この学者は、自分が言っていることは聖典で述べられている真実であると主張し続けました。
彼は、毎日の教えの中で、ヴェーダーンタを引用することによって、彼の発言を証拠立てることさえしました。
ある日、王様と両学者が巡礼の旅に出かけ、森で巨大な象に遭遇しました。
アドヴァイティーの学者は一番に象を見て逃げ出し、王様やドヴァイティーもそれに続きました。
翌日、ドヴァイティーの学者は、アドヴァイティーの学者が「世界はミッテャー」と言いながらも、ミッテャーであるはずの象から逃げたことを指摘し、彼の教えは矛盾していると王様に訴えました。

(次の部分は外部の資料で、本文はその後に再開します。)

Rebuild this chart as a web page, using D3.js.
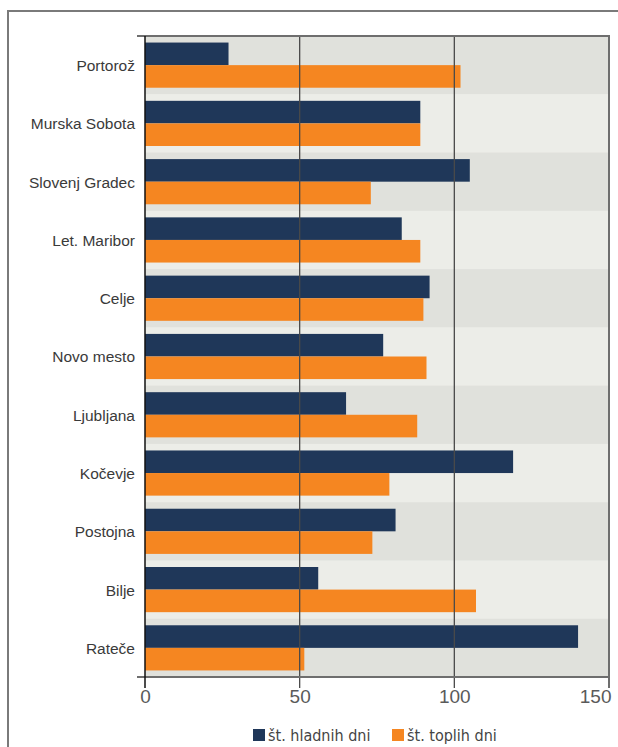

これに対し、アドヴァイティーの学者は次のように答えました。
「王様、象は確かにmityāです。しかし、逃げることがsatyaだとは、いつ私が言いましたか? 逃げることもまたmityāなのです! 私の中に悲しみや恐れは見つかりません。私はただ、するべきことをしただけです。」
これがヴェーダーンタの宇宙観です。
ヴェーダーンタは、ある認識[sat-buddhi]の立場からは全てがサッテャであると言い、asat-buddhiの立場からは全てがmityāであると言います。
この視点では、何も否定されません。
全ての行いも、行いをする人もmityāです。
なぜなら、それらは絶えず変化するものであるからです。
ātmāだけがsatyaです。
賢者のように、satyaとmityāの両方を明確に理解できれば、悲しむ理由はありません。
satには終わりがなく、常に存在します。
一方、satに依存し、単なる名前と形であるasatには本当の存在がなく、ゆえにmityāです。
◎ミッテャーという説明がつかないもの
mityāとは、bhāvaでもなければabhāvaでもなく、それは、それ自身の存在を持たず、完全に無いということでもありません。
それは、何か中間のもので、私達が「mityāは説明できない」言う時に意味することです。
リアリティ[sat、vastu]は、説明できないという人々がいますが、ヴェーダーンタの宇宙観は、まさに反対です。
唯一、vastuだけが、たとえ、言葉で直接説明するのが難しいものだとしても、明らかにされることが出来ます。
そして、他の全てのものは、説明できないものです。
◎真実は定義されることができるか?
一般的に真実は定義できないと考えられがちですが、真実だけが定義されることができます。
それ以外の全てのものは、条件付きでしか定義できず、さらなる説明が必要です。
mityāは、ある[sat]でも、無い[tuccha]でもない、中間的なものとして定義されます。
それはそれ自身の独立した存在を持たず、完全に存在しないわけでもありません。
そのため、mityāは「説明できない」とされますが、これは「全く理解不能」という意味ではなく、「カテゴリー分けして定義することができない」という意味です。
過去、現在、未来の3つの時間全てにおいて否定できないものがsatyaであり、3つの時間全てにおいて全く存在しないものがtucchaです。
そして、そのどちらでもない中間にあるものが、mityā、あるいはasatなのです。